Four generations of Millers
“La Casa del Fornaio“, Molino Paolo Mariani’s bread-making and research laboratory, is a fundamental link between the Mill and the white art world. It is exactly here that the knowledge and sensitivity of both the miller and the artisan finally come together to value and respect the raw material… The crackling of the bread crust, the muffled background that accompanies the first minutes of life of the loaves, the heat of the oven that floods the room, the intense scent of wheat that permeates every corner. Here, smells and memories have a key role, an olfactory memory that goes back to four generations with long and frequent time shifts, following the rhythm of the baking.
After all, when you walk into Molino Paolo Mariani’s, you already know that you won’t be talking “only” about flour. That is for sure, if you are greeted by Giuliano Pediconi, a master baker who has set the standard in the baking field both in Italy and worldwide; one of those artisans who have left their mark; but maintaining the humility and sincere approach of the “shop” boy.
His story, gained in the field, can be understood while his hands move quickly on the baking countertop and the dough takes shape. Danny Mariani carefully observes every phase of the process. He is a true miller, like his grandfather Urbano, who used to live next to the Mill and who used to have lunch every day with the open windows, listening to the grains being ground, in a perfect orchestra of sounds that could be out of tune if there was even a small fault in the milling process.
This and many other anecdotes are preserved and narrated today by Lucia, Danny’s grandmother, called Cia by her friends, but mostly they are shared by Danny, who, motivated by the story and the traditions of his family and his beloved land, has decided to go and study in Switzerland, at the Swiss School of Milling in St. Gallen, the best milling school in the world.
But the family story remains central. There isn’t a step in the supply chain in which it is impossible not to mention the name of Urbano, who continued the family business together with his son and daughter (Paolo and Silvana); after that the founder Quinto moved to Barbara, buying an old stone mill, powered by water from 1792.
“But we are a family of millers, since ever. I think we’re even more than four generations”.
It’s thanks to his grandfather that Danny has inherited his love for the wheat varieties, and mostly for the Mill, a cylinder system in which the different parts of the wheat grain are gently ground, implementing just the right pressure in the different grinding phases.

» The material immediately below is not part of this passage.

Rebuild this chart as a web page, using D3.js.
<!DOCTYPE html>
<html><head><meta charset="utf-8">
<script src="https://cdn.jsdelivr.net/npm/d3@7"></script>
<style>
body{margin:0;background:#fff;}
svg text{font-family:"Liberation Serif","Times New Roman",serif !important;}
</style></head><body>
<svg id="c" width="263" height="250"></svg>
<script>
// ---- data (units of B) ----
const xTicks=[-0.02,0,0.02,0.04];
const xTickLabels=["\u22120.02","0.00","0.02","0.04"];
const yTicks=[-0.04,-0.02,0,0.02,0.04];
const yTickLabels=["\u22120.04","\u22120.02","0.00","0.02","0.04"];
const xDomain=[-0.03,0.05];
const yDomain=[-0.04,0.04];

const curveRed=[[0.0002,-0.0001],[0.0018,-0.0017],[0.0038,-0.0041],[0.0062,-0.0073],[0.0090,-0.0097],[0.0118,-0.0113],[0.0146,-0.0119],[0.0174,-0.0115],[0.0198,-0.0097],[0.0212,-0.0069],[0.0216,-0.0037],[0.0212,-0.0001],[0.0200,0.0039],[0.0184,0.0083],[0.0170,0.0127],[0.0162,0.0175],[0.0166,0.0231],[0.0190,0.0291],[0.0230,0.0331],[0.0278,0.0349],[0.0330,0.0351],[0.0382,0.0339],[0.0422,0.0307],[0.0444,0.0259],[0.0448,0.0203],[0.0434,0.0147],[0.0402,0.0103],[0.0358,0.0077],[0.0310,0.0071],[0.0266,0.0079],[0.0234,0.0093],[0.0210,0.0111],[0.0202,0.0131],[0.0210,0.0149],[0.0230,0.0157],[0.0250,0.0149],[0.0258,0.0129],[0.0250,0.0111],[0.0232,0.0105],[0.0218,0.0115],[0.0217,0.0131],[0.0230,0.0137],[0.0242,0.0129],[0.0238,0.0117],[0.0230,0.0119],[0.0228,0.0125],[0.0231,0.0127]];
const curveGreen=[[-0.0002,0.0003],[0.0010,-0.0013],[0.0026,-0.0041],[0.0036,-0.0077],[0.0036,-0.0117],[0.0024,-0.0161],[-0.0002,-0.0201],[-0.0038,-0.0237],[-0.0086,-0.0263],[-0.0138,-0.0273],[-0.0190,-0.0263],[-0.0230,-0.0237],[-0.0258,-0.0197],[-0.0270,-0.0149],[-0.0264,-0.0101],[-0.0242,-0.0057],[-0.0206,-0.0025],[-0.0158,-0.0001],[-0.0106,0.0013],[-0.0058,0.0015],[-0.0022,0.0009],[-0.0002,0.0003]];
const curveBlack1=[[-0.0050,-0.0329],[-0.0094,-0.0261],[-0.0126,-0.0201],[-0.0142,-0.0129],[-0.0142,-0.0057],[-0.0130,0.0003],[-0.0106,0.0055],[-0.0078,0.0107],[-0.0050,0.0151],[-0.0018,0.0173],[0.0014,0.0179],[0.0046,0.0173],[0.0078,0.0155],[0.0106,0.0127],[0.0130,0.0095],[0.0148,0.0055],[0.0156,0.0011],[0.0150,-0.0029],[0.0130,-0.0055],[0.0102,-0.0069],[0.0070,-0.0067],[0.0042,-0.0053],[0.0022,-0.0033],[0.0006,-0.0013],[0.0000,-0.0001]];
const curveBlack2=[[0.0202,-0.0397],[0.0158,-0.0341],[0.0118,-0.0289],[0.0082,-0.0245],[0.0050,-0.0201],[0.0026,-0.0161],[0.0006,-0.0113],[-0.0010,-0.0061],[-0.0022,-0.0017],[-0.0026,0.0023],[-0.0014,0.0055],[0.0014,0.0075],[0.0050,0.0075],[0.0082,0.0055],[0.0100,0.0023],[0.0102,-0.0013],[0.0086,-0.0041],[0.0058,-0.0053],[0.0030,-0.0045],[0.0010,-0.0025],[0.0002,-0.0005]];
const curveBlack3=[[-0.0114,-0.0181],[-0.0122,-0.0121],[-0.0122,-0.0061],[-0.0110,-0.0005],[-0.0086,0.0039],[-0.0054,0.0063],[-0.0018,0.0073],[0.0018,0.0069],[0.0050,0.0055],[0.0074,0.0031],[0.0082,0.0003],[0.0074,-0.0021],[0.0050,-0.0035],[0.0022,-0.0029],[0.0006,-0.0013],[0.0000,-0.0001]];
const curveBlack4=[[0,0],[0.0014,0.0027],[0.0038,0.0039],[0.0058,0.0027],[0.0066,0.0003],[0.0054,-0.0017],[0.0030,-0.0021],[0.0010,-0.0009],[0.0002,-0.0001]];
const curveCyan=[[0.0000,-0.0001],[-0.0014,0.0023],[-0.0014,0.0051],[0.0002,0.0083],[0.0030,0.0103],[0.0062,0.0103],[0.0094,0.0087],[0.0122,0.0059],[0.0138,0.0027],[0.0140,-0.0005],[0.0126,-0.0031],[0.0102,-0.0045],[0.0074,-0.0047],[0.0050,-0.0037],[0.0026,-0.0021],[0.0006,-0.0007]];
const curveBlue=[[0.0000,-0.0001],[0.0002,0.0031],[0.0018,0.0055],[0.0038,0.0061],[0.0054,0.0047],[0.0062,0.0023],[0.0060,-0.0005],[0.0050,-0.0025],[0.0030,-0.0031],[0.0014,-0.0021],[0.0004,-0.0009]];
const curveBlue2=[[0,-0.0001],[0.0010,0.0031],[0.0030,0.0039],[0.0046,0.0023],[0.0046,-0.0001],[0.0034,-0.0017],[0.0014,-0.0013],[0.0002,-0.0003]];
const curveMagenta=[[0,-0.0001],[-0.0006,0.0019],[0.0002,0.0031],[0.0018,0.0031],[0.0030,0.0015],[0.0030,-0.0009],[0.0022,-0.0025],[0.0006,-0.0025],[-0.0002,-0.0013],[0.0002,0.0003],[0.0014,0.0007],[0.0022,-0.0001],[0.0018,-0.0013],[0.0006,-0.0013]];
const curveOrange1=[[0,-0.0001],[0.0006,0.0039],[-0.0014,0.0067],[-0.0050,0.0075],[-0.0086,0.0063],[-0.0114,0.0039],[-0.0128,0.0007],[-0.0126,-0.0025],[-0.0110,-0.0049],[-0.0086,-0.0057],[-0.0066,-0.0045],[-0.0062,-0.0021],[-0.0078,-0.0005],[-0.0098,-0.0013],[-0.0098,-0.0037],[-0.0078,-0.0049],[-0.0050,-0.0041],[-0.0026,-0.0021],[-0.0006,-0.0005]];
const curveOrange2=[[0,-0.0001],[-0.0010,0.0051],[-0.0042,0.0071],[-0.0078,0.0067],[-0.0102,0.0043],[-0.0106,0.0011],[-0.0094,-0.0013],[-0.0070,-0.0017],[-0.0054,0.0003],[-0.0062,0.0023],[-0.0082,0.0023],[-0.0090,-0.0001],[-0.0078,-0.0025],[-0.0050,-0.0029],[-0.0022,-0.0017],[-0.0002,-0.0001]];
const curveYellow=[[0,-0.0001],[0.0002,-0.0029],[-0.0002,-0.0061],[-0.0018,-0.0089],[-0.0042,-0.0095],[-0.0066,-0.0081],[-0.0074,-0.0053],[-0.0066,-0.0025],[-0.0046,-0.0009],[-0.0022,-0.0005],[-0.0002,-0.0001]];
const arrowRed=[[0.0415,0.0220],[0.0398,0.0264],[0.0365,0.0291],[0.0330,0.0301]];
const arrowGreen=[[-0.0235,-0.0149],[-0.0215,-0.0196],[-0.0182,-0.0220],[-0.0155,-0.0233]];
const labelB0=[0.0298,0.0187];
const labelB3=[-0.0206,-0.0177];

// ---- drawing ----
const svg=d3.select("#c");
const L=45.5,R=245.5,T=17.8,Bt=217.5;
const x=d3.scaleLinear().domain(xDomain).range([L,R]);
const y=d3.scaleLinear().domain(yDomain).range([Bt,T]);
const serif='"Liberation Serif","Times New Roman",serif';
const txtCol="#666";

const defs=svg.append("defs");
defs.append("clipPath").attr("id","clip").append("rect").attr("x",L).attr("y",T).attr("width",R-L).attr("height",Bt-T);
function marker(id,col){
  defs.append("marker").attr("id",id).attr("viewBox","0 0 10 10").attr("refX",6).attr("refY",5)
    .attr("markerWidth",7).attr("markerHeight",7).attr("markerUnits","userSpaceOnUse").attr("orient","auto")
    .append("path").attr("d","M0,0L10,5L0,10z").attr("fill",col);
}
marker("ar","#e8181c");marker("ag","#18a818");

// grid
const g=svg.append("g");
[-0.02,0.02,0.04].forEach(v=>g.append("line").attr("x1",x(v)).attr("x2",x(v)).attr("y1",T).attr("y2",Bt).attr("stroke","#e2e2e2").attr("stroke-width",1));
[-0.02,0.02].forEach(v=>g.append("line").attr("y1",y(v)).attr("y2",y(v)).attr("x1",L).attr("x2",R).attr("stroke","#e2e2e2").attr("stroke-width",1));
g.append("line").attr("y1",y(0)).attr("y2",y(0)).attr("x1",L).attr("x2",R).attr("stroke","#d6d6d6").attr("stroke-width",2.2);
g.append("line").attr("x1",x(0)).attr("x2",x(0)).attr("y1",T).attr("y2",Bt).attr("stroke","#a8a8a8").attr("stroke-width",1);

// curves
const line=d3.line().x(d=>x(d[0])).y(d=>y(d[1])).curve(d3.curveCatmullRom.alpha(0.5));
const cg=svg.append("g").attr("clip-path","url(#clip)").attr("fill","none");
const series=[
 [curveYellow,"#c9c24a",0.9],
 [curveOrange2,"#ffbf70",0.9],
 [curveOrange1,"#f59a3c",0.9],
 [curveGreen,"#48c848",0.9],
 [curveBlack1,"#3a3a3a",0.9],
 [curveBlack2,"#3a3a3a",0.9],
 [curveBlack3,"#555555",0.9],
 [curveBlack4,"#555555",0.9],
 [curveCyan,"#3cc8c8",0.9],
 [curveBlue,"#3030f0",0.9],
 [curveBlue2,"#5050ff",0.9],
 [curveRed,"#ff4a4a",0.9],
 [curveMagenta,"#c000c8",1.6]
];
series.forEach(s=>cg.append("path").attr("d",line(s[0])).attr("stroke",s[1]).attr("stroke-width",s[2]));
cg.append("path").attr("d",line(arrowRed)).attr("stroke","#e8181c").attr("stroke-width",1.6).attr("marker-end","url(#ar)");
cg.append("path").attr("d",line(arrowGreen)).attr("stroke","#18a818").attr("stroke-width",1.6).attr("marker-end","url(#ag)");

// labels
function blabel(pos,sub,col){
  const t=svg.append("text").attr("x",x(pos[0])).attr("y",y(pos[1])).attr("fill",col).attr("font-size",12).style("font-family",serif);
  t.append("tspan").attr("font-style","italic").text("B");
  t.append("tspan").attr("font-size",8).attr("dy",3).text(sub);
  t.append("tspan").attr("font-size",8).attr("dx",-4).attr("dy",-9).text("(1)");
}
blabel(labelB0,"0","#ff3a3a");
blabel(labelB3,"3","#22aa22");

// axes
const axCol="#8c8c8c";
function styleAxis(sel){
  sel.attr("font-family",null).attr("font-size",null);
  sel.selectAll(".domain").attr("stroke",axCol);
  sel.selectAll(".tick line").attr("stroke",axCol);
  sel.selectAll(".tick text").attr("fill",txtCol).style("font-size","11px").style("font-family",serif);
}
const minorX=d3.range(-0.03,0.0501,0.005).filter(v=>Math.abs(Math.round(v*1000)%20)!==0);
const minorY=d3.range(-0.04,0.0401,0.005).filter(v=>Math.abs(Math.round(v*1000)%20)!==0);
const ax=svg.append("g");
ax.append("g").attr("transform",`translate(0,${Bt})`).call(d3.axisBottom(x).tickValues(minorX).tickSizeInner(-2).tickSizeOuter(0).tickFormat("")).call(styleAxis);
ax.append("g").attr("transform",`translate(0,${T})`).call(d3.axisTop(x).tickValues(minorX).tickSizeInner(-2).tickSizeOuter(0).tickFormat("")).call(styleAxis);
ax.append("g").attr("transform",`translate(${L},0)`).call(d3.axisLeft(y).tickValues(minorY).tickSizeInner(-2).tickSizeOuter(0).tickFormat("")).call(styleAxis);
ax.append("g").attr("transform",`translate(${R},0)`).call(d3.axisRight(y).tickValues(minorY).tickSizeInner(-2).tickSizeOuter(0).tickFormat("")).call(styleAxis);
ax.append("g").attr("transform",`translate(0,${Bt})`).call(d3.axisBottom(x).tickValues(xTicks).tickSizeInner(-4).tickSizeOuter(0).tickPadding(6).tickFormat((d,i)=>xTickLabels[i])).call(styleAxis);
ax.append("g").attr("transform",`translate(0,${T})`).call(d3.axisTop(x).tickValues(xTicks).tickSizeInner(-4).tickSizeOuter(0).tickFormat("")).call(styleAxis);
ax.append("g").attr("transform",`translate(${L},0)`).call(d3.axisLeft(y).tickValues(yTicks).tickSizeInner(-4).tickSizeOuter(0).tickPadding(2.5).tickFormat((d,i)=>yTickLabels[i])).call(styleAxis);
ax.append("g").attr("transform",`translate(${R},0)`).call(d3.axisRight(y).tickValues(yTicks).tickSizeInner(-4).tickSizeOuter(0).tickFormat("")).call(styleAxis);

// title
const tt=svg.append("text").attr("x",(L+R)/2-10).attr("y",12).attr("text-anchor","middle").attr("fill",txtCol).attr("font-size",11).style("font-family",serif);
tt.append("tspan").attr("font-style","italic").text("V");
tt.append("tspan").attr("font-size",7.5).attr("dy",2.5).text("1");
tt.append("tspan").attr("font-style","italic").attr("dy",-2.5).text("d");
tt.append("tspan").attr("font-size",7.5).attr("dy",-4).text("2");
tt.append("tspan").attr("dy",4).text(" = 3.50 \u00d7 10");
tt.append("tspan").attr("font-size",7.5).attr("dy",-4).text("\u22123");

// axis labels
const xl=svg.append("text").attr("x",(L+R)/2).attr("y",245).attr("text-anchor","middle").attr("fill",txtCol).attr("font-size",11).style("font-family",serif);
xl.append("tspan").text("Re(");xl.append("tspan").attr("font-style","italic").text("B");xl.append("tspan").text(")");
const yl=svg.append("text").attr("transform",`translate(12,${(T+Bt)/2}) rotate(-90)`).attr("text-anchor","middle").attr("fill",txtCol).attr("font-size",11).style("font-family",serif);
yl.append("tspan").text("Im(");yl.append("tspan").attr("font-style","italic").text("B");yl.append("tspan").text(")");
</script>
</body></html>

“Stone milling is our history, but we should have a look towards the future. When, in recent years, my grandfather saw this return to stone, he was completely shocked!” He was the very one who for years spent so many Sunday mornings engraving the stone mill, which today rises in the garden at the entrance. Before the milling process, however, there is the resting phase, “each grain has its own hardness, which can be perfectly softened with water, so that during the milling process, the wheat grain is not stressed”.
And each wheat variety is given value and respected into a special flour. Among the most interesting projects, in fact, there is the one of Monocultivar, wheat varieties which are sown, harvested and milled in purity in order to give value to all their intrinsic characteristics. There is Alpha, for example, “the wheat of crunchiness”, a variety typical of the 50′ deriving by the crossing of Gentil Rosso wheat with some other grains invented by Strampelli several years before, or Zeta, “the wheat of sourdough”, cultivated in the hills of Castelli di Jesi. “Ours territory is perfect for the cultivation of wheat: this is a true paradise for the cereal.” Since 2014, thanks to Paolo Mariani Family, there has been an active supply chain in Le Marche region, formed by professionals whose knowledge and skills are always evolving according to the unique needs of each vintage year. There are many protagonists in the supply chain, which ends with the baker, who in the laboratory “La Casa del Fornaio” can have an open dialogue with other artisans of the field; holding courses, and experimenting with new flours and grains, continuing the research. Now it’s time for panettone, which in Paolo Mariani’s is made with Omega, a wheat variety of recent origin cultivated for the first time in 2019 in Le Marche region. But this – like many others around the Mill – is another story.